A Division Bench of Justices Antony Dominic and Dama Sheshadri Naidu was considering a writ petition filed by a person who wanted to host a dinner party at his home in connection with the baptism ceremony of his son, where he wished to treat his guests and friends with alcohol.

The Excise Officials insisted that he should obtain a special license under Foreign Liquor Rules as FL-6 License by paying a license fee of Rs.50,000/-.  On an earlier occasion, he was constrained to take such license for a private house party, buckling under the threat of excise officials. This time, he stuck to his stand that no such license was needed as per law.

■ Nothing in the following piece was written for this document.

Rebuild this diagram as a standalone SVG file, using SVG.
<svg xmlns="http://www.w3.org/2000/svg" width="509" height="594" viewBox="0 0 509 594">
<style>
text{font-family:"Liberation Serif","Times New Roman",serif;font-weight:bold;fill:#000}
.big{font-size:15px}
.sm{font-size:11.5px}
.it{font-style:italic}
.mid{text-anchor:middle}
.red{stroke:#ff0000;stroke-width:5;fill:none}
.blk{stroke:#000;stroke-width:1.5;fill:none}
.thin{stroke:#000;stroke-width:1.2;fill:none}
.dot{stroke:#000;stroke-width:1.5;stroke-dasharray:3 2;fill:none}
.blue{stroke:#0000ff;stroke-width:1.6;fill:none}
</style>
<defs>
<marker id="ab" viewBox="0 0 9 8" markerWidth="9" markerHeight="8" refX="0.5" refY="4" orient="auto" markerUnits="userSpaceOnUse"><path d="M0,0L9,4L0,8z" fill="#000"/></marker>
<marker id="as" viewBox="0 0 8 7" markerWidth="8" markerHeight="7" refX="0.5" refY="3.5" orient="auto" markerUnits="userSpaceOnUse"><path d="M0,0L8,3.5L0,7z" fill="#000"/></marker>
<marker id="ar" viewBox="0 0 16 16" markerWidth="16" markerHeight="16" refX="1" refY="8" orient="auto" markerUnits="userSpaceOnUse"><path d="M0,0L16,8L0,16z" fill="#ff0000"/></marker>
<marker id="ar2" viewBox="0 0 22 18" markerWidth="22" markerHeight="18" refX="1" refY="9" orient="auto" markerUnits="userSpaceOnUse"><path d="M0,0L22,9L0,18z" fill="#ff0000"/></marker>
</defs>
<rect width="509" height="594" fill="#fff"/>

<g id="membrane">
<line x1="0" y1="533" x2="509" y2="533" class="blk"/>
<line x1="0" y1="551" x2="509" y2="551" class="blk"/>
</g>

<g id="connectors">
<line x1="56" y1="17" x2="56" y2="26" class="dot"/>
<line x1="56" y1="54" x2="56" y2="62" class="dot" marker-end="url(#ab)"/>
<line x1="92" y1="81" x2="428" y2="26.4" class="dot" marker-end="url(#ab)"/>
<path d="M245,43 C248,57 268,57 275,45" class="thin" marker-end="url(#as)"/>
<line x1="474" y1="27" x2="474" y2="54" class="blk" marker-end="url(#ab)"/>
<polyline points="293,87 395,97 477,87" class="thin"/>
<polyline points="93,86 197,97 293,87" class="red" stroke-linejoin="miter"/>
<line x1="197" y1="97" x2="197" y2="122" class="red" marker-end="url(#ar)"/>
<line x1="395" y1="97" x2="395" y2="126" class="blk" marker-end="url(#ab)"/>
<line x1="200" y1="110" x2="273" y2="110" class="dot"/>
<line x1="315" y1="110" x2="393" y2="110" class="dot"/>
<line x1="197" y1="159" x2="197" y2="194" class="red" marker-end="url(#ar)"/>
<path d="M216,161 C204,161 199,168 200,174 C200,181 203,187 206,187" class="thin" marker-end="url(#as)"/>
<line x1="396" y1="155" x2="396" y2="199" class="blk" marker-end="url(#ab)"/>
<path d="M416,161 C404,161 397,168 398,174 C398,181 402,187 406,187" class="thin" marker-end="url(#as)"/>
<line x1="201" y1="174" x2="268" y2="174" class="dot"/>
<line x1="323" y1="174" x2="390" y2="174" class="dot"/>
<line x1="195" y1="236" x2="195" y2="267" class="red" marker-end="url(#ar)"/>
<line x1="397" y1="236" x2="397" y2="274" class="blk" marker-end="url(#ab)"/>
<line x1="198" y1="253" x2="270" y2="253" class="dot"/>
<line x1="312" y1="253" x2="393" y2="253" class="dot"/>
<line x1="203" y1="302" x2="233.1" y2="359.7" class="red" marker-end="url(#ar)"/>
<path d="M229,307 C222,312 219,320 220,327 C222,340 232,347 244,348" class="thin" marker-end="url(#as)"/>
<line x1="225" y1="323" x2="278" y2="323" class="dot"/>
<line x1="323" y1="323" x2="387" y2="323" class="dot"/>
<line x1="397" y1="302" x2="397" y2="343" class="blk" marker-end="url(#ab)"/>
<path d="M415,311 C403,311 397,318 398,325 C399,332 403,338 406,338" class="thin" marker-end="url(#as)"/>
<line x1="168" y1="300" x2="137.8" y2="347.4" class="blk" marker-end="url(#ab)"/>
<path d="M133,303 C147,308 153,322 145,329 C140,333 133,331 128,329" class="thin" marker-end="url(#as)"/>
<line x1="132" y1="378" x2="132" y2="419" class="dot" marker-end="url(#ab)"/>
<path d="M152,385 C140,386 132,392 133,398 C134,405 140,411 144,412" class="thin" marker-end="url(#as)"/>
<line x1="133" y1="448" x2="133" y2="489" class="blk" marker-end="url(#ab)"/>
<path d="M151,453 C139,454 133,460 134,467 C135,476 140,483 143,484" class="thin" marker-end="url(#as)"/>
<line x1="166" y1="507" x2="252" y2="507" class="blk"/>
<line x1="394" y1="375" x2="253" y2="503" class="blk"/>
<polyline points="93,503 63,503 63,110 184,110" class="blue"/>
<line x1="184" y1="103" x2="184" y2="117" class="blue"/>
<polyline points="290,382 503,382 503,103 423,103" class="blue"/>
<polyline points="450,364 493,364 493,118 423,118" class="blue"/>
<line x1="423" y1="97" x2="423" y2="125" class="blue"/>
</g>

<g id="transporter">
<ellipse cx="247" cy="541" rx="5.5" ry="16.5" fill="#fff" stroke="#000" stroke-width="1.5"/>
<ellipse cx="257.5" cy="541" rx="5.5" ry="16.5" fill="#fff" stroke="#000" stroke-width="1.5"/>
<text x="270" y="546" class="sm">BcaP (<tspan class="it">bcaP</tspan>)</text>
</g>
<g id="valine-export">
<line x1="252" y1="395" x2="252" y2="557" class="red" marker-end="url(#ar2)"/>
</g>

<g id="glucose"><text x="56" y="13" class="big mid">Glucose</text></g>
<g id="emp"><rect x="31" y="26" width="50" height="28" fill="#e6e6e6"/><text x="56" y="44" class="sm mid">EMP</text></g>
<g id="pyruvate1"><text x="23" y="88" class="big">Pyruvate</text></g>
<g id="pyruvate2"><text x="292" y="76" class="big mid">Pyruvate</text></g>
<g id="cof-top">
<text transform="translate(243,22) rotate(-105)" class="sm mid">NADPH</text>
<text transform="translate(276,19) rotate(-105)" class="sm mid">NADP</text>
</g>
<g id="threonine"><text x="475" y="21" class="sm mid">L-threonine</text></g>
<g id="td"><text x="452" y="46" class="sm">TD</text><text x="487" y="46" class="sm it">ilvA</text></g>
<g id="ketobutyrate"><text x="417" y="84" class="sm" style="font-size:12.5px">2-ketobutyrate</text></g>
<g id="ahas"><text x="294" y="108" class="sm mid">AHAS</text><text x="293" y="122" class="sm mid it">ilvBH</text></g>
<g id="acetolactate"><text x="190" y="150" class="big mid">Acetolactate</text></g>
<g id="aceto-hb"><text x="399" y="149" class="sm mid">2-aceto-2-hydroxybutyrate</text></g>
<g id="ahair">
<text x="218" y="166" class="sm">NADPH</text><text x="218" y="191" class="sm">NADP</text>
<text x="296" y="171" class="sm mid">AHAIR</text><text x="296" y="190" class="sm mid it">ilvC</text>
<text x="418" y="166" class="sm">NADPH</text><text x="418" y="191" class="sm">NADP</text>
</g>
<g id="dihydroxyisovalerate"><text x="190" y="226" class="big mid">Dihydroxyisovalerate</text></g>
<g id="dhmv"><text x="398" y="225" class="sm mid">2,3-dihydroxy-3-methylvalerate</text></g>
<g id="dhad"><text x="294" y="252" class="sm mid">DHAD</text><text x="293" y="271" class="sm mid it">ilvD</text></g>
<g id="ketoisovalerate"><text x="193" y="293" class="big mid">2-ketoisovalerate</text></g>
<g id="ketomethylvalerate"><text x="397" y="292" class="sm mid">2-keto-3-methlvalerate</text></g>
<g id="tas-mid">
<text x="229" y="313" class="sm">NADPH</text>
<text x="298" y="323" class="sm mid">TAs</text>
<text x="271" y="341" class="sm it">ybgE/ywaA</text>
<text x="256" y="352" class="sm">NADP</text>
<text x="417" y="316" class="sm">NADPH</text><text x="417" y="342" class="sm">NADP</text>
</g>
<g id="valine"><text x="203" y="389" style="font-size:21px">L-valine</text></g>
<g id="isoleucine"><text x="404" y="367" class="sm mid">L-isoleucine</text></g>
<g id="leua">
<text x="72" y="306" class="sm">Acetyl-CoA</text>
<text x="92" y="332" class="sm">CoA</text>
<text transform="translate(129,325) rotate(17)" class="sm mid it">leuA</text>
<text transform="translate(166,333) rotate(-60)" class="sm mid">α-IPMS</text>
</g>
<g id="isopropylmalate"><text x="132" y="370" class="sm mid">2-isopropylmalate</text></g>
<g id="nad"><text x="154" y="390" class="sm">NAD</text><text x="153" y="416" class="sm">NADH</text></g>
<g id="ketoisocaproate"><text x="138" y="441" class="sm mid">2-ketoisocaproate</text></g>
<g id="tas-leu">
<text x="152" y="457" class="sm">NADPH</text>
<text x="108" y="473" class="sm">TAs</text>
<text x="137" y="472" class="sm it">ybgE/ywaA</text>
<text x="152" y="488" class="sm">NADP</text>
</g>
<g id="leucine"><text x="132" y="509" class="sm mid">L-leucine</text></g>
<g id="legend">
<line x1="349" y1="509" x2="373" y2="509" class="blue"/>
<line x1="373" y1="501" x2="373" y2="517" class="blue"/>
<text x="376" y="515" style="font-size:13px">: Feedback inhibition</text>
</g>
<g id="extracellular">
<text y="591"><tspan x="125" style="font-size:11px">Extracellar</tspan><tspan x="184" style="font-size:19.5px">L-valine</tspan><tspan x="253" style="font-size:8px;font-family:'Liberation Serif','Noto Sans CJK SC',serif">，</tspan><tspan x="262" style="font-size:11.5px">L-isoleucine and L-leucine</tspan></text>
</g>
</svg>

Since he was apprehending threat and harassment at the instance of excise and police officials during the function, he approached the High Court. His contention was that every adult person was entitled to keep 2.5 liters of Foreign Made Foreign Liquor as per Government Order.

There were six adult persons in his home, thereby making the cumulative permissive quantity to be 15 litres. Hence, so long as the liquor served was within the permissive quantity, no special license was required- this was the contention of the petitioner.

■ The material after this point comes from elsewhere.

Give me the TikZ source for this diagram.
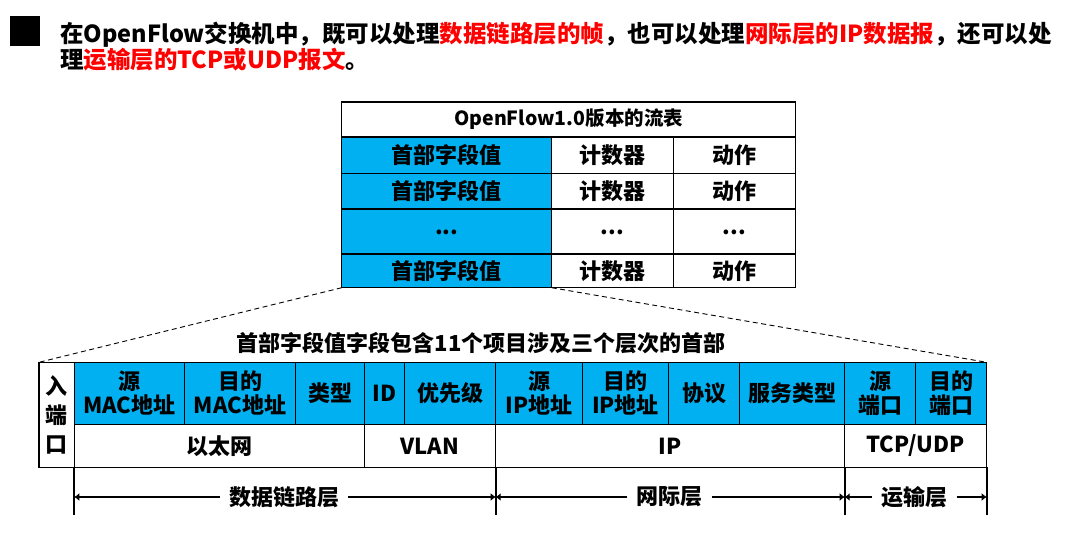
\documentclass[tikz,border=0pt]{standalone}
\usepackage{fontspec}
\setmainfont{Noto Sans CJK SC}
\usetikzlibrary{arrows.meta}
\definecolor{ofblue}{HTML}{00B0F0}
\definecolor{ofred}{HTML}{FF0000}
\newcommand\leadfont{\bfseries\fontsize{23.5}{24.5}\selectfont}
\newcommand\tabfont{\bfseries\fontsize{22}{24}\selectfont}
% a rectangular table cell spanning (x1,y1)-(x2,y2)
\newcommand\mkcell[7]{%
  \node[cell,#6,minimum width={(#4)-(#2)},minimum height={(#5)-(#3)}]
    (#1) at ({((#2)+(#4))/2},{((#3)+(#5))/2}) {#7};}
\tikzset{
  cell/.style={draw=black, line width=1.1pt, inner sep=0pt, outer sep=0pt,
    align=center, font=\tabfont},
  hdr/.style={fill=ofblue},
  plain/.style={fill=white},
  zoomline/.style={line width=0.9pt, dash pattern=on 5pt off 3.5pt},
  vline/.style={line width=2pt},
  span/.style={line width=2.8pt, -{Latex[length=5pt,width=8pt]}},
  layer/.style={font=\tabfont, inner xsep=9pt, inner ysep=0pt},
}
\begin{document}
\begin{tikzpicture}[x=1pt,y=-1pt]
\useasboundingbox[fill=white] (0,0) rectangle (1070,536);

% bullet and lead sentence
\node[fill=black, minimum size=30pt, inner sep=0pt] (bullet) at (25,31) {};
\node[anchor=north west, inner sep=0pt, align=left, font=\leadfont] (lead) at (60,21.5)
  {在OpenFlow交换机中，既可以处理\textcolor{ofred}{数据链路层的帧}，也可以处理\textcolor{ofred}{网际层的IP数据报}，还可以处\\
   理\textcolor{ofred}{运输层的TCP或UDP报文}。};

% flow table of OpenFlow 1.0
\mkcell{ftitle}{341.7}{102}{795.7}{137}{plain,font=\bfseries\fontsize{19.5}{22}\selectfont}{OpenFlow1.0版本的流表}
\mkcell{h1}{341.7}{137}{551.7}{173.3}{hdr}{首部字段值}
\mkcell{c1}{551.7}{137}{673.3}{173.3}{plain}{计数器}
\mkcell{a1}{673.3}{137}{795.7}{173.3}{plain}{动作}
\mkcell{h2}{341.7}{173.3}{551.7}{209}{hdr}{首部字段值}
\mkcell{c2}{551.7}{173.3}{673.3}{209}{plain}{计数器}
\mkcell{a2}{673.3}{173.3}{795.7}{209}{plain}{动作}
\mkcell{h3}{341.7}{209}{551.7}{254}{hdr}{\raisebox{-6pt}{...}}
\mkcell{c3}{551.7}{209}{673.3}{254}{plain}{\raisebox{-6pt}{...}}
\mkcell{a3}{673.3}{209}{795.7}{254}{plain}{\raisebox{-6pt}{...}}
\mkcell{h4}{341.7}{254}{551.7}{287.7}{hdr}{首部字段值}
\mkcell{c4}{551.7}{254}{673.3}{287.7}{plain}{计数器}
\mkcell{a4}{673.3}{254}{795.7}{287.7}{plain}{动作}

% header fields
\node[font=\tabfont] (ftitle2) at (481,343) {首部字段值字段包含11个项目涉及三个层次的首部};
\mkcell{port}{39}{362.3}{74.3}{467.3}{plain,font=\bfseries\fontsize{22}{29}\selectfont}{入\\端\\口}
\mkcell{smac}{74.3}{362.3}{184.3}{424.3}{hdr}{源\\MAC地址}
\mkcell{dmac}{184.3}{362.3}{295.7}{424.3}{hdr}{目的\\MAC地址}
\mkcell{etype}{295.7}{362.3}{364.3}{424.3}{hdr}{类型}
\mkcell{vid}{364.3}{362.3}{404.3}{424.3}{hdr}{ID}
\mkcell{vpri}{404.3}{362.3}{495.7}{424.3}{hdr}{优先级}
\mkcell{sip}{495.7}{362.3}{582.3}{424.3}{hdr}{源\\IP地址}
\mkcell{dip}{582.3}{362.3}{668.7}{424.3}{hdr}{目的\\IP地址}
\mkcell{proto}{668.7}{362.3}{739.7}{424.3}{hdr}{协议}
\mkcell{tos}{739.7}{362.3}{844.7}{424.3}{hdr}{服务类型}
\mkcell{sport}{844.7}{362.3}{915.3}{424.3}{hdr}{源\\端口}
\mkcell{dport}{915.3}{362.3}{986.7}{424.3}{hdr}{目的\\端口}
\mkcell{eth}{74.3}{424.3}{364.3}{467.3}{plain}{以太网}
\mkcell{vlan}{364.3}{424.3}{495.7}{467.3}{plain}{VLAN}
\mkcell{ip}{495.7}{424.3}{844.7}{467.3}{plain}{IP}
\mkcell{tcp}{844.7}{424.3}{986.7}{467.3}{plain}{TCP/UDP}

% zoom-in guide lines
\draw[zoomline] (h4.south west) -- (port.north west);
\draw[zoomline] (h4.south east) -- (dport.north east);

% layer extents
\draw[vline] (eth.south west) -- ++(0,48);
\draw[vline] (vlan.south east) -- ++(0,48);
\draw[vline] (ip.south east) -- ++(0,48);
\draw[vline] (tcp.south east) -- ++(0,48);
\node[layer] (dll) at (284,497) {数据链路层};
\node[layer] (net) at (669.5,497) {网际层};
\node[layer] (trn) at (914.5,497) {运输层};
\draw[span] (dll.west) -- (eth.south west |- dll.west);
\draw[span] (dll.east) -- (vlan.south east |- dll.east);
\draw[span] (net.west) -- (vlan.south east |- net.west);
\draw[span] (net.east) -- (ip.south east |- net.east);
\draw[span] (trn.west) -- (ip.south east |- trn.west);
\draw[span] (trn.east) -- (tcp.south east |- trn.east);
\end{tikzpicture}
\end{document}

The stand of the Government was that liquor can be served only after taking FL-6 license on payment of Rs.50,000/-.  It was also pointed out that Section 15C of the Abkari Act prohibited consumption of liquor at public places without permit or license.  The special hall erected at the petitioner’s house for the function would fall within the definition of ‘public place’, where members of general public have access.

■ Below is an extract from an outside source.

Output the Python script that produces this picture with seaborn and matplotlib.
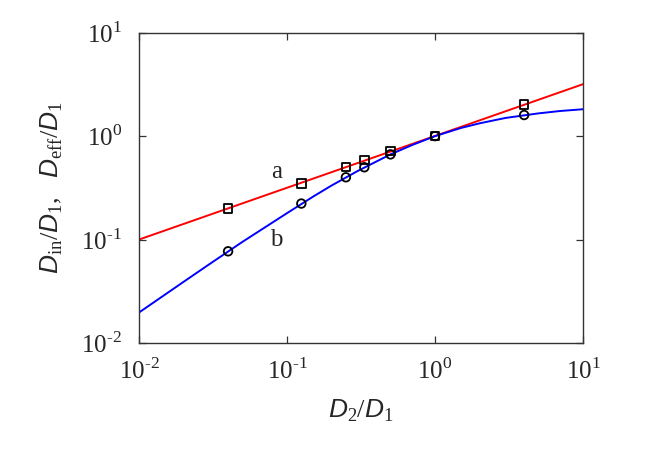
import numpy as np
import pandas as pd
import seaborn as sns
import matplotlib.pyplot as plt
from matplotlib.ticker import LogLocator, NullLocator, FuncFormatter

# values
ratio_pts = [0.04, 0.125, 0.25, 0.333, 0.5, 1.0, 4.0]
din_pts = [0.20, 0.35, 0.505, 0.585, 0.72, 1.0, 2.02]
deff_pts = [0.077, 0.223, 0.40, 0.50, 0.666, 1.0, 1.60]

# curve a (straight line on log-log)
line_a_x = [0.01, 10.0]
line_a_y = [0.1, 3.18]

# curve b
line_b_x = [0.01, 0.02, 0.03, 0.05, 0.1, 0.15, 0.2, 0.3, 0.5, 0.7, 1.0, 1.5, 2.0, 3.0, 5.0, 7.0, 10.0]
line_b_y = [0.0197, 0.039, 0.058, 0.095, 0.18, 0.26, 0.333, 0.46, 0.666, 0.82, 1.0, 1.2, 1.33, 1.5, 1.66, 1.75, 1.82]

sns.set_style("ticks")
plt.rcParams["mathtext.fontset"] = "custom"
plt.rcParams["mathtext.rm"] = "Liberation Serif"
plt.rcParams["mathtext.it"] = "Liberation Sans:italic"
plt.rcParams["font.family"] = ["Liberation Serif", "DejaVu Serif"]

fig = plt.figure(figsize=(6.54, 4.58), dpi=100)
ax = fig.add_axes([0.2125, 0.2511, 0.6790, 0.6775])

df_a = pd.DataFrame({"x": line_a_x, "y": line_a_y})
df_b = pd.DataFrame({"x": line_b_x, "y": line_b_y})
sns.lineplot(data=df_a, x="x", y="y", color="#ff0000", lw=1.4, ax=ax, sort=False)
sns.lineplot(data=df_b, x="x", y="y", color="#0000ff", lw=1.4, ax=ax, sort=False)

sns.scatterplot(x=ratio_pts, y=din_pts, marker="s", s=38, facecolor="none",
                edgecolor="black", linewidth=1.3, ax=ax, zorder=5)
sns.scatterplot(x=ratio_pts, y=deff_pts, marker="o", s=38, facecolor="none",
                edgecolor="black", linewidth=1.3, ax=ax, zorder=5)

ax.set_xscale("log")
ax.set_yscale("log")
ax.set_xlim(0.01, 10)
ax.set_ylim(0.01, 10)


def dec_fmt(v, pos):
    e = int(round(np.log10(v)))
    s = str(e).replace("-", "\u2010")
    return r"$10^{\mathrm{" + s + "}}$"


ax.xaxis.set_major_locator(LogLocator(base=10, numticks=10))
ax.yaxis.set_major_locator(LogLocator(base=10, numticks=10))
ax.xaxis.set_minor_locator(NullLocator())
ax.yaxis.set_minor_locator(NullLocator())
ax.xaxis.set_major_formatter(FuncFormatter(dec_fmt))
ax.yaxis.set_major_formatter(FuncFormatter(dec_fmt))
ax.tick_params(which="major", direction="in", top=True, right=True,
               length=5, width=0.9, labelsize=18, pad=11, color="#333333")
ax.tick_params(axis="y", pad=12)

for s in ax.spines.values():
    s.set_linewidth(1.0)
    s.set_color("#333333")

ax.text(0.085, 0.45, "a", fontsize=18, ha="center", va="center")
ax.text(0.085, 0.099, "b", fontsize=18, ha="center", va="center")

ax.set_xlabel(r"$D_{\rm 2}/D_{\rm 1}$", fontsize=19, labelpad=10)
ax.set_ylabel(r"$D_{\rm in}/D_{\rm 1},\ \ D_{\rm eff}/D_{\rm 1}$", fontsize=19, labelpad=12)

fig.savefig("out.png", dpi=100)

It was contended that gifting of liquor would also amount to liquor vending, for which FL-license was necessary. The Government also expressed the apprehension that allowing the prayer of the petitioner would lead to abuse of law, whereby people would start selling of liquor under the pretext of hosting guests, converting houses into bars in the sly. This would lead to law and order problems.

Justice Naidu in his usual style began his Judgment as follows

“Athidhi Devobhava : In a wintry evening a friend of yours drops in; you both while away time on pleasantries. A guest as he is, you offer him a glass of wine. You are breaking law, for you are selling liquor. Startling as it may seem, that is what the law says, at least, as the Government maintains. Perhaps, the law has been reduced—interpreted—to its barebones: reductio ad absurdum”

Firstly, the Court dealt with the issue as to whether house will be a public place as per Section 15C of the Act. It was found that residential house was conspicuously omitted from the list of entries referred to in the said provision. Hence, it was declared that residential house will not qualify as a ‘public place’ under the Abkari Act and Rules.

The Court was also not prepared to accept the apprehension expressed by the Govt. that it might result in abuse of law whereby people would start vending liquor at houses under the guise of serving it to hosts. Dealing with that apprehension, the Court observed as follows :-

Leaving aside the ethical aspect of all people vying with one another to convert their houses- happy homes- into bars serving liquor on the sly, we may observe that the Government is not remedy less. First we observe that potential for abuse of a provision of law cannot be an interpretative index to understand, or even to vilify, that provision of law. If a plain reading of a provision paves way for potential abuse of that provision, the remedy lies elsewhere: Legislative. Court cannot lose its fealty to plain meaning guided by an apprehended fear.

The Court also rejected the contention of the Government that gifting of liquor would also amount to vending. The Court exposed the inherent fallacy of the argument by the technique of reduction ad absurdum, i.e reducing the validity of an argument by showing an absurd consequence :- if we take the government’s argument to its logical ends, then the consequence is this- if you offer a glass of wine costing, say, Rs.100, to your guest one evening, you must apply and obtain a license by paying Rs.50,000/-.  Also, on a close scrutiny of provisions dealing with various licenses under Foreign Liquor Rules, the Court held that FL-6 license for serving liquor on special occasions also has a conspicuous commercial element,  when seen holistically in the light of other provisions. This is intended for an establishment or people to serve liquor for a limited period to capitalize on increased demand on festive occasions.

Apart from the invocation of sound interpretative tools to gather the right legislative intent, the judgment also contains emphatic statements touching upon personal liberty and privacy. Lord Edward Coke was quoted to state that every man’s house is his castle. It was also observed that the Government’s vigil on the liquor abuse is laudable; its insistence in that process, to raid private homes is not. The judgment also contains a witty observation from the book, A brief history of Vice, How Bad Behavior Built Civilizations by Robert Evans that the very culture of people coming together, establishing villages-thereby giving rise to societies- has come out of man’s penchant for sharing a drink. However, the Court was quick to add that they did not endorse this stand, though.

To mention an interesting trivia, Justice Dama Sheshadri Naidu was alos part of another division bench wrote the judgment which declared that right to drink alcohol was not a fundamental right.

So, the conclusion is that one need not obtain special license to serve liquor to guests at functions and gatherings organized at residential houses. However, the caveat is that the liquor so possessed and served should be within the permissible quantity which an individual can possess as notified by the Government from time to time, and any excess will invite the presence of law enforcers to spoil the party.